I turn to my spy for identification.

"I have no idea who she is," he says, watching the feeding frenzy. "And I'm not sure they do either."

The pigeon flocks shift as the blond stork approaches Arianna and Bill. The three pose with their arms around each other; the blond, who had been given the book to hold, is directed to keep it clear of sightlines to her breasts.

"This crowd sucks," Maher cracks into a microphone, after the crowd fails to respond to some anti-Clinton jokes. Introducing Arianna as someone "who'll do anything for money," his cheerful derision keeps her giggling. He then makes a pitch for their charity project, a school for inner-city children. Arianna, wearing the stars-and-stripes satin bathrobe from her cover photo, takes the microphone. She applauds George magazine for attempting to seduce the politically disenfranchised through humor, blames Maher for her dissolution into "a hack comedian with a funny accent" and thanks failed California gubernatorial candidate Al Checchi for breaking her ex-husband Michael Huffington's record -- showing that it now takes $40 million to lose a statewide race.

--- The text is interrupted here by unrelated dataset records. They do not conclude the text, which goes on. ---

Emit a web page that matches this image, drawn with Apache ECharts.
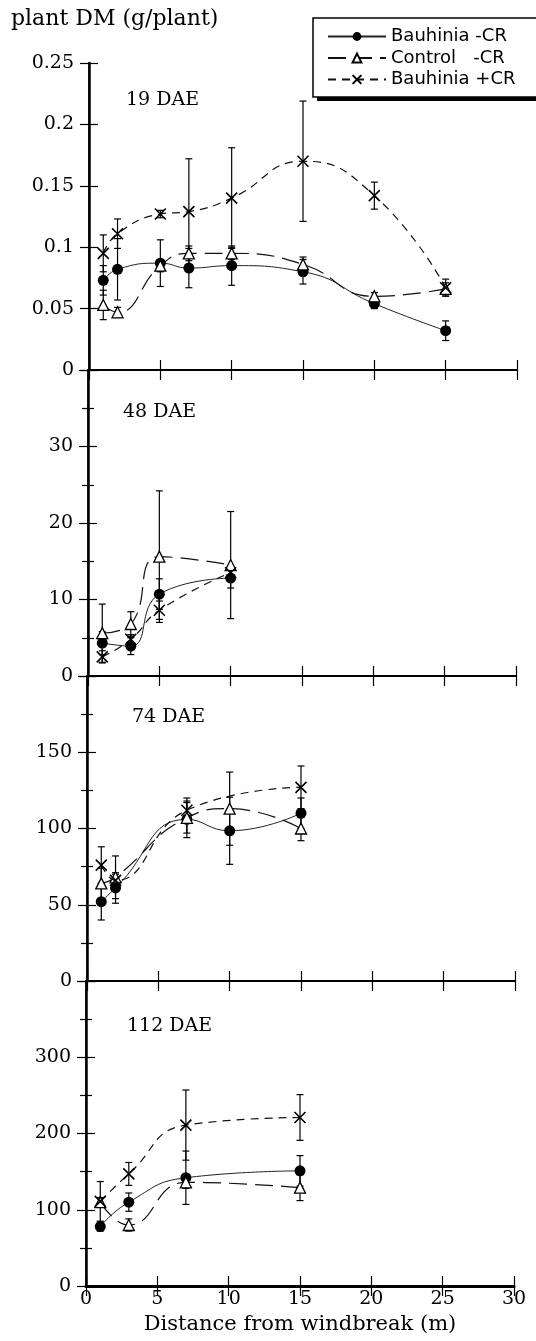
<!DOCTYPE html>
<html>
<head>
<meta charset="utf-8">
<script src="https://cdn.jsdelivr.net/npm/echarts@6/dist/echarts.min.js"></script>
<style>html,body{margin:0;padding:0;background:#fff;}#c{width:536px;height:1341px;}</style>
</head>
<body>
<div id="c"></div>
<script>
// ---- data ----
const seriesNames = ['Bauhinia -CR', 'Control   -CR', 'Bauhinia +CR'];
const panelLabels = ['19 DAE', '48 DAE', '74 DAE', '112 DAE'];
const xTicks = [0, 5, 10, 15, 20, 25, 30];
const yMax = [0.25, 40, 200, 400];
const yStep = [0.05, 10, 50, 100];

// 19 DAE
const p1X = [1, 2, 5, 7, 10, 15, 20, 25];
const p1BauNoCR = [0.073, 0.082, 0.087, 0.083, 0.085, 0.080, 0.054, 0.032];
const p1BauNoCRErr = [0.012, 0.025, 0.019, 0.016, 0.016, 0.010, 0.004, 0.008];
const p1Ctrl = [0.053, 0.047, 0.085, 0.095, 0.095, 0.086, 0.060, 0.066];
const p1CtrlErr = [0.012, 0.004, 0.005, 0.006, 0.005, 0.006, 0.003, 0.005];
const p1BauCR = [0.095, 0.111, 0.127, 0.129, 0.140, 0.170, 0.142, 0.067];
const p1BauCRErr = [0.015, 0.012, 0.003, 0.043, 0.041, 0.049, 0.011, 0.007];

// 48 DAE
const p2X = [1, 3, 5, 10];
const p2BauNoCR = [4.3, 3.9, 10.7, 12.8];
const p2BauNoCRErr = [1.5, 1.1, 2.0, 1.3];
const p2Ctrl = [5.6, 6.8, 15.6, 14.5];
const p2CtrlErr = [3.8, 1.6, 8.6, 7.0];
const p2BauCR = [2.5, 4.8, 8.6, 13.5];
const p2BauCRErr = [0.8, 0.6, 1.2, 0.8];

// 74 DAE
const p3X = [1, 2, 7, 10, 15];
const p3BauNoCR = [52, 61, 106, 98.5, 110];
const p3BauNoCRErr = [12, 10, 12, 22, 10];
const p3Ctrl = [64, 68, 107, 113, 100];
const p3CtrlErr = [10, 14, 10, 24, 8];
const p3XCR = [1, 2, 7, 15];
const p3BauCR = [76, 66, 112, 127];
const p3BauCRErr = [12, 4, 8, 14];

// 112 DAE
const p4X = [1, 3, 7, 15];
const p4BauNoCR = [78, 110, 142, 151];
const p4BauNoCRErr = [6, 12, 35, 20];
const p4Ctrl = [110, 80, 136, 129];
const p4CtrlErr = [6, 8, 8, 17];
const p4BauCR = [111, 147, 211, 221];
const p4BauCRErr = [26, 15, 46, 30];

const panels = [
  [[p1X, p1BauNoCR, p1BauNoCRErr], [p1X, p1Ctrl, p1CtrlErr], [p1X, p1BauCR, p1BauCRErr]],
  [[p2X, p2BauNoCR, p2BauNoCRErr], [p2X, p2Ctrl, p2CtrlErr], [p2X, p2BauCR, p2BauCRErr]],
  [[p3X, p3BauNoCR, p3BauNoCRErr], [p3X, p3Ctrl, p3CtrlErr], [p3XCR, p3BauCR, p3BauCRErr]],
  [[p4X, p4BauNoCR, p4BauNoCRErr], [p4X, p4Ctrl, p4CtrlErr], [p4X, p4BauCR, p4BauCRErr]]
];

// ---- layout / style ----
const gridTops = [63, 370, 676, 981];
const gridHeights = [307, 306, 305, 305];
const gridLefts = [89, 88, 87, 86];
const serif = 'DejaVu Serif';
const sans = 'DejaVu Sans';

const styles = [
  { symbol: 'circle', symbolSize: 11, itemStyle: { color: '#000' }, lineStyle: { color: '#222', width: 1, type: 'solid' } },
  { symbol: 'triangle', symbolSize: 11, itemStyle: { color: '#fff', borderColor: '#000', borderWidth: 1.3 }, lineStyle: { color: '#111', width: 1.2, type: [18, 8] } },
  { symbol: 'path://M0,0L10,10M10,0L0,10', symbolSize: 11, itemStyle: { color: '#000', borderColor: '#000', borderWidth: 1.6 }, lineStyle: { color: '#111', width: 1.2, type: [8, 6] } }
];

function renderErr(params, api) {
  const x = api.value(0);
  const a = api.coord([x, api.value(1)]);
  const b = api.coord([x, api.value(2)]);
  const w = 3.5;
  const st = { stroke: '#000', lineWidth: 1.2 };
  return {
    type: 'group',
    children: [
      { type: 'line', shape: { x1: a[0], y1: a[1], x2: b[0], y2: b[1] }, style: st },
      { type: 'line', shape: { x1: a[0] - w, y1: a[1], x2: a[0] + w, y2: a[1] }, style: st },
      { type: 'line', shape: { x1: b[0] - w, y1: b[1], x2: b[0] + w, y2: b[1] }, style: st }
    ]
  };
}

const grid = [], xAxis = [], yAxis = [], series = [];
const title = [
  { text: 'plant DM (g/plant)', left: 6, top: 3, textStyle: { fontFamily: serif, fontSize: 22, fontWeight: 'normal', color: '#000' } }
];
const labelPos = [[121, 86], [118, 398], [127, 703], [122, 1012]];

for (let i = 0; i < 4; i++) {
  grid.push({ left: gridLefts[i], width: 428, top: gridTops[i], height: gridHeights[i] });
  const last = i === 3;
  const bottomW = last ? 3 : 2;
  xAxis.push({
    type: 'value', gridIndex: i, position: 'bottom', min: 0, max: 30, interval: 5,
    axisLine: { show: true, lineStyle: { color: '#000', width: bottomW } },
    axisTick: { show: true, inside: true, length: 10, lineStyle: { color: '#000', width: 1.2 } },
    axisLabel: { show: last, margin: 4, fontFamily: serif, fontSize: 19, color: '#000' },
    splitLine: { show: false },
    name: last ? 'Distance from windbreak (m)' : '',
    nameLocation: 'middle', nameGap: 28,
    nameTextStyle: { fontFamily: serif, fontSize: 21, color: '#000' }
  });
  xAxis.push({
    type: 'value', gridIndex: i, position: 'top', min: 0, max: 30, interval: 5,
    axisLine: { show: true, lineStyle: { color: '#000', width: 2 } },
    axisTick: { show: true, inside: true, length: 10, lineStyle: { color: '#000', width: 1.2 } },
    axisLabel: { show: false }, splitLine: { show: false }
  });
  yAxis.push({
    type: 'value', gridIndex: i, position: 'left', min: 0, max: yMax[i], interval: yStep[i],
    axisLine: { show: true, lineStyle: { color: '#000', width: 1.5 } },
    axisTick: { show: true, inside: true, length: 9, lineStyle: { color: '#000', width: 1.2 } },
    minorTick: { show: i > 0, splitNumber: 2, length: 6, lineStyle: { color: '#000', width: 1.2 } },
    axisLabel: { margin: 15, fontFamily: serif, fontSize: 19, color: '#000', showMaxLabel: i === 0 },
    splitLine: { show: false }
  });
  yAxis.push({
    type: 'value', gridIndex: i, position: 'right', min: 0, max: yMax[i], interval: yStep[i],
    axisLine: { show: true, lineStyle: { color: '#000', width: 2.5 } },
    axisTick: { show: true, inside: true, length: 9, lineStyle: { color: '#000', width: 1.2 } },
    minorTick: { show: i > 0, splitNumber: 2, length: 6, lineStyle: { color: '#000', width: 1.2 } },
    axisLabel: { show: false }, splitLine: { show: false }
  });
  title.push({ text: panelLabels[i], left: labelPos[i][0], top: labelPos[i][1], textStyle: { fontFamily: serif, fontSize: 19, fontWeight: 'normal', color: '#000' } });

  panels[i].forEach((s, k) => {
    const [xs, ys, es] = s;
    series.push({
      type: 'custom', xAxisIndex: 2 * i, yAxisIndex: 2 * i, renderItem: renderErr,
      encode: { x: 0, y: [1, 2] }, silent: true, z: 2,
      data: xs.map((x, j) => [x, ys[j] - es[j], ys[j] + es[j]])
    });
    series.push(Object.assign({
      type: 'line', name: seriesNames[k], xAxisIndex: 2 * i, yAxisIndex: 2 * i,
      smooth: true, showAllSymbol: true, z: 3 + k,
      data: xs.map((x, j) => [x, ys[j]])
    }, JSON.parse(JSON.stringify(styles[k]))));
  });
}

const chart = echarts.init(document.getElementById('c'), null, { renderer: 'canvas' });
chart.setOption({
  animation: false,
  backgroundColor: '#fff',
  title: title,
  grid: grid,
  xAxis: xAxis,
  yAxis: yAxis,
  graphic: [
    { type: 'rect', z: 15, shape: { x: 317, y: 22, width: 240, height: 79 }, style: { fill: '#000' }, silent: true },
    { type: 'rect', z: 16, shape: { x: 313, y: 18, width: 240, height: 79 }, style: { fill: '#fff', stroke: '#000', lineWidth: 1.5 }, silent: true }
  ],
  legend: {
    data: seriesNames, z: 20,
    orient: 'vertical', left: 313, top: 18,
    itemWidth: 58, itemHeight: 11, itemGap: 0.5,
    padding: [8, 10, 6, 14],
    textStyle: { fontFamily: sans, fontSize: 18, color: '#000', lineHeight: 21 },
    selectedMode: false
  },
  series: series
});
</script>
</body>
</html>
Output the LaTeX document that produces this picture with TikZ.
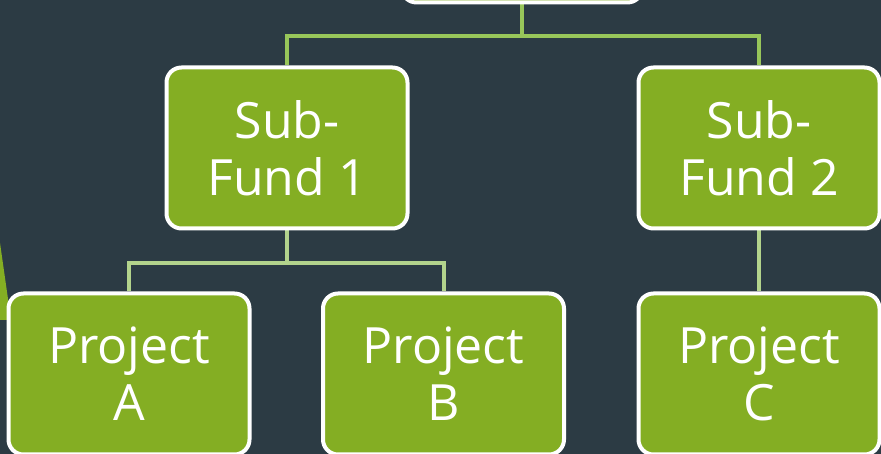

At this moment I begin to think that this strange cross-section of well-heeled humanity may actually have some raison d'être. Could there be a demented method to this madness? The desire to bring people into the political fold through comedy seems a worthy enough cause.

Then Arianna does the unthinkable: She bursts into song.

No matter that she sings to a pre-recorded tape of herself singing. No matter that she cannot sing live or on tape. "Dear Miss Lewinsky," a modest satirical ditty sung to the tune of "Gee, Officer Krupke" from "West Side Story," is the best, most enlightening moment of the evening. "Dear kindly Mr. Clinton, why don't you take my calls? You just ignore my hintin', you snub me in the halls," warbles Arianna. "You never say the sweet things you used to say to me, like, 'Oral sex is not adultery.'" The filmy gauze of respectability has completely dropped to the floor, exposing the queen as the incorrigible media slut that she is. Sating public desires by subjecting herself to total humiliation, she embraces the role of the fool with remarkable élan. Her days as a self-righteous, right-wing apparatchik seem like just a whisper in her past.

But she doesn't want to go too far. Arianna declines to sing the second song she had planned, "The Girl from Ipanema" ("Short and dark and young and chubby, another intern eyes the First Hubby, and when she passes, the First Lady's glasses get steamed"), and emerges from the crowd looking rather vulnerable. People aren't flocking to her side. My spy tells her she has guts. She's laughing, but there's a kind of terror playing in her eyes. It must be as surreal for her as for anyone.

Meanwhile the fanfare around the blond chick has increased, upstaging the concept of a "book party" all together. Now the priest is posing with his arms around her. "That's going to come back and haunt you," says my companion, who has now had enough wine to lubricate his chutzpah. The priest chortles with furtive glee.

My spy turns to the blond: "Who are you? And why is everyone taking your picture?"

"I'm the new 'Baywatch' babe. Brooke Burns." She shakes our hands heartily and launches into a detailed explanation of the all-new "Baywatch." No more Pamela Anderson or Yasmine Bleeth. "The show is trying to go for a more natural, athletic image." She flexes her skinny arms and her impossible boobs seem to stand at attention.

"It's not the most intellectual show in the world," my companion begins to theorize. "But it seems like they're trying to focus the cast to provide more continuity."

The woman stops, dumbfounded. "Wow, that's right! How did you know? What's your name again?"

"How do you know Arianna?" I ask.

"I don't really. My publicist arranged it."

"She arranged the party?"

"Well -- I think we have the same publicist." She glances around for her manager, her confident surfer-girl smile showing the slightest sliver of anxiety. "I'm not sure. Um, I could find out for you."

Of course, this is what happens when politics simmer too long in a Hollywood brew: A blond creature who doesn't even know why she's there becomes the main dish.